■ The exercise
Return all the data below as it stands, minus the pictures.

■ Raw data
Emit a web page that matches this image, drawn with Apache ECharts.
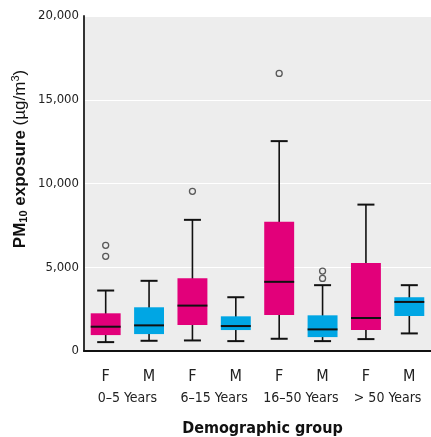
<!DOCTYPE html>
<html>
<head>
<meta charset="utf-8">
<script src="https://cdn.jsdelivr.net/npm/echarts@6/dist/echarts.min.js"></script>
<style>html,body{margin:0;padding:0;background:#fff;}#c{width:431px;height:437px;}</style>
</head>
<body>
<div id="c"></div>
<script>
const groups = ['0–5 Years', '6–15 Years', '16–50 Years', '> 50 Years'];
const sexes = ['F', 'M', 'F', 'M', 'F', 'M', 'F', 'M'];
const mins    = [530, 610, 630, 590, 730, 590, 710, 1050];
const q1s     = [950, 1010, 1550, 1250, 2150, 830, 1250, 2090];
const medians = [1450, 1530, 2710, 1490, 4130, 1290, 1970, 2930];
const q3s     = [2250, 2610, 4350, 2070, 7710, 2130, 5250, 3210];
const maxs    = [3610, 4190, 7830, 3210, 12530, 3930, 8740, 3930];
const outlierIdx = [0, 0, 2, 4, 5, 5];
const outlierVal = [6310, 5650, 9530, 16570, 4770, 4330];
const yTicks = [0, 5000, 10000, 15000, 20000];

const colorF = '#E2007A', colorM = '#00A6E4';
const catKeys = sexes.map((s, i) => s + i);
const boxData = sexes.map((s, i) => [i, mins[i], q1s[i], medians[i], q3s[i], maxs[i]]);
const outData = outlierIdx.map((c, i) => [c, outlierVal[i]]);
const narrow = '"Liberation Sans Narrow", "Arial Narrow", "DejaVu Sans Condensed", sans-serif';

const chart = echarts.init(document.getElementById('c'));
chart.setOption({
  animation: false,
  grid: { left: 84, right: 0, top: 16, bottom: 86, show: true, backgroundColor: '#EDEDED', borderWidth: 0,
          containLabel: false, outerBoundsMode: 'none' },
  xAxis: [{
    type: 'category', data: catKeys, boundaryGap: true,
    axisLine: { show: true, lineStyle: { color: '#111', width: 2 } },
    axisTick: { show: false },
    axisLabel: { formatter: v => v[0], margin: 18, fontSize: 16, color: '#222', fontFamily: narrow, interval: 0 },
    splitLine: { show: false }
  }, {
    type: 'category', data: groups, position: 'bottom', gridIndex: 0,
    axisLine: { show: false }, axisTick: { show: false },
    axisLabel: { margin: 40, fontSize: 14, color: '#222', fontFamily: narrow, interval: 0 },
    name: 'Demographic group', nameLocation: 'middle', nameGap: 70,
    nameTextStyle: { fontSize: 16, fontWeight: 'bold', color: '#111', fontFamily: narrow, padding: [0, 0, 0, 10] }
  }],
  yAxis: {
    type: 'value', min: yTicks[0], max: yTicks[yTicks.length - 1], interval: 5000,
    axisLine: { show: true, lineStyle: { color: '#333', width: 2 } },
    axisTick: { show: false },
    axisLabel: { fontSize: 13, color: '#222', fontFamily: narrow, margin: 5,
      formatter: v => v.toLocaleString('en-US') },
    splitLine: { show: true, lineStyle: { color: '#fff', width: 1 } }
  },
  graphic: [{
    type: 'text', x: 20, y: 159, rotation: Math.PI / 2,
    style: {
      text: '{b|PM}{s|10}{b| exposure }{n|(µg/m}{p|3}{n|)}',
      align: 'center', verticalAlign: 'middle',
      rich: {
        b: { fontSize: 17, fontWeight: 'bold', fontFamily: '"Liberation Sans", Arial, sans-serif', fill: '#111' },
        s: { fontSize: 11, fontWeight: 'bold', fontFamily: '"Liberation Sans", Arial, sans-serif', fill: '#111', verticalAlign: 'bottom', padding: [8, 0, 0, 0] },
        n: { fontSize: 17, fontFamily: '"Liberation Sans", Arial, sans-serif', fill: '#111' },
        p: { fontSize: 11, fontFamily: '"Liberation Sans", Arial, sans-serif', fill: '#111', verticalAlign: 'top', padding: [0, 0, 8, 0] }
      }
    }
  }],
  series: [{
    type: 'custom',
    data: boxData,
    encode: { x: 0, y: [1, 2, 3, 4, 5] },
    renderItem: function (params, api) {
      const i = api.value(0);
      const pMin = api.coord([i, api.value(1)]);
      const pQ1 = api.coord([i, api.value(2)]);
      const pMed = api.coord([i, api.value(3)]);
      const pQ3 = api.coord([i, api.value(4)]);
      const pMax = api.coord([i, api.value(5)]);
      const bw = api.size([1, 0])[0] * 0.69;
      const cw = 17;
      const x = pMed[0];
      const col = (i % 2 === 0) ? colorF : colorM;
      const ls = { stroke: '#111', lineWidth: 1.6 };
      return {
        type: 'group',
        children: [
          { type: 'line', shape: { x1: x, y1: pMin[1], x2: x, y2: pMax[1] }, style: ls },
          { type: 'line', shape: { x1: x - cw / 2, y1: pMin[1], x2: x + cw / 2, y2: pMin[1] }, style: { stroke: '#111', lineWidth: 2 } },
          { type: 'line', shape: { x1: x - cw / 2, y1: pMax[1], x2: x + cw / 2, y2: pMax[1] }, style: { stroke: '#111', lineWidth: 2 } },
          { type: 'rect', shape: { x: x - bw / 2, y: pQ3[1], width: bw, height: pQ1[1] - pQ3[1] }, style: { fill: col } },
          { type: 'line', shape: { x1: x - bw / 2, y1: pMed[1], x2: x + bw / 2, y2: pMed[1] }, style: { stroke: '#111', lineWidth: 2 } }
        ]
      };
    }
  }, {
    type: 'scatter',
    data: outData,
    symbol: 'circle', symbolSize: 6,
    itemStyle: { color: '#EDEDED', borderColor: '#333', borderWidth: 1.3 }
  }]
});
</script>
</body>
</html>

■ Right answer
Emit a web page that matches this image, drawn with Apache ECharts.
<!DOCTYPE html>
<html>
<head>
<meta charset="utf-8">
<script src="https://cdn.jsdelivr.net/npm/echarts@6/dist/echarts.min.js"></script>
<style>html,body{margin:0;padding:0;background:#fff;}#c{width:431px;height:437px;}</style>
</head>
<body>
<div id="c"></div>
<script>
const groups = ['0–5 Years', '6–15 Years', '16–50 Years', '> 50 Years'];
const sexes = ['F', 'M', 'F', 'M', 'F', 'M', 'F', 'M'];
const mins    = [530, 610, 630, 590, 730, 590, 710, 1050];
const q1s     = [950, 1010, 1550, 1250, 2150, 830, 1250, 2090];
const medians = [1450, 1530, 2710, 1490, 4130, 1290, 1970, 2930];
const q3s     = [2250, 2610, 4350, 2070, 7710, 2130, 5250, 3210];
const maxs    = [3610, 4190, 7830, 3210, 12530, 3930, 8740, 3930];
const outlierIdx = [0, 0, 2, 4, 5, 5];
const outlierVal = [6310, 5650, 9530, 16570, 4770, 4330];
const yTicks = [0, 5000, 10000, 15000, 20000];

const colorF = '#E2007A', colorM = '#00A6E4';
const catKeys = sexes.map((s, i) => s + i);
const boxData = sexes.map((s, i) => [i, mins[i], q1s[i], medians[i], q3s[i], maxs[i]]);
const outData = outlierIdx.map((c, i) => [c, outlierVal[i]]);
const narrow = '"Liberation Sans Narrow", "Arial Narrow", "DejaVu Sans Condensed", sans-serif';

const chart = echarts.init(document.getElementById('c'));
chart.setOption({
  animation: false,
  grid: { left: 84, right: 0, top: 16, bottom: 86, show: true, backgroundColor: '#EDEDED', borderWidth: 0,
          containLabel: false, outerBoundsMode: 'none' },
  xAxis: [{
    type: 'category', data: catKeys, boundaryGap: true,
    axisLine: { show: true, lineStyle: { color: '#111', width: 2 } },
    axisTick: { show: false },
    axisLabel: { formatter: v => v[0], margin: 18, fontSize: 16, color: '#222', fontFamily: narrow, interval: 0 },
    splitLine: { show: false }
  }, {
    type: 'category', data: groups, position: 'bottom', gridIndex: 0,
    axisLine: { show: false }, axisTick: { show: false },
    axisLabel: { margin: 40, fontSize: 14, color: '#222', fontFamily: narrow, interval: 0 },
    name: 'Demographic group', nameLocation: 'middle', nameGap: 70,
    nameTextStyle: { fontSize: 16, fontWeight: 'bold', color: '#111', fontFamily: narrow, padding: [0, 0, 0, 10] }
  }],
  yAxis: {
    type: 'value', min: yTicks[0], max: yTicks[yTicks.length - 1], interval: 5000,
    axisLine: { show: true, lineStyle: { color: '#333', width: 2 } },
    axisTick: { show: false },
    axisLabel: { fontSize: 13, color: '#222', fontFamily: narrow, margin: 5,
      formatter: v => v.toLocaleString('en-US') },
    splitLine: { show: true, lineStyle: { color: '#fff', width: 1 } }
  },
  graphic: [{
    type: 'text', x: 20, y: 159, rotation: Math.PI / 2,
    style: {
      text: '{b|PM}{s|10}{b| exposure }{n|(µg/m}{p|3}{n|)}',
      align: 'center', verticalAlign: 'middle',
      rich: {
        b: { fontSize: 17, fontWeight: 'bold', fontFamily: '"Liberation Sans", Arial, sans-serif', fill: '#111' },
        s: { fontSize: 11, fontWeight: 'bold', fontFamily: '"Liberation Sans", Arial, sans-serif', fill: '#111', verticalAlign: 'bottom', padding: [8, 0, 0, 0] },
        n: { fontSize: 17, fontFamily: '"Liberation Sans", Arial, sans-serif', fill: '#111' },
        p: { fontSize: 11, fontFamily: '"Liberation Sans", Arial, sans-serif', fill: '#111', verticalAlign: 'top', padding: [0, 0, 8, 0] }
      }
    }
  }],
  series: [{
    type: 'custom',
    data: boxData,
    encode: { x: 0, y: [1, 2, 3, 4, 5] },
    renderItem: function (params, api) {
      const i = api.value(0);
      const pMin = api.coord([i, api.value(1)]);
      const pQ1 = api.coord([i, api.value(2)]);
      const pMed = api.coord([i, api.value(3)]);
      const pQ3 = api.coord([i, api.value(4)]);
      const pMax = api.coord([i, api.value(5)]);
      const bw = api.size([1, 0])[0] * 0.69;
      const cw = 17;
      const x = pMed[0];
      const col = (i % 2 === 0) ? colorF : colorM;
      const ls = { stroke: '#111', lineWidth: 1.6 };
      return {
        type: 'group',
        children: [
          { type: 'line', shape: { x1: x, y1: pMin[1], x2: x, y2: pMax[1] }, style: ls },
          { type: 'line', shape: { x1: x - cw / 2, y1: pMin[1], x2: x + cw / 2, y2: pMin[1] }, style: { stroke: '#111', lineWidth: 2 } },
          { type: 'line', shape: { x1: x - cw / 2, y1: pMax[1], x2: x + cw / 2, y2: pMax[1] }, style: { stroke: '#111', lineWidth: 2 } },
          { type: 'rect', shape: { x: x - bw / 2, y: pQ3[1], width: bw, height: pQ1[1] - pQ3[1] }, style: { fill: col } },
          { type: 'line', shape: { x1: x - bw / 2, y1: pMed[1], x2: x + bw / 2, y2: pMed[1] }, style: { stroke: '#111', lineWidth: 2 } }
        ]
      };
    }
  }, {
    type: 'scatter',
    data: outData,
    symbol: 'circle', symbolSize: 6,
    itemStyle: { color: '#EDEDED', borderColor: '#333', borderWidth: 1.3 }
  }]
});
</script>
</body>
</html>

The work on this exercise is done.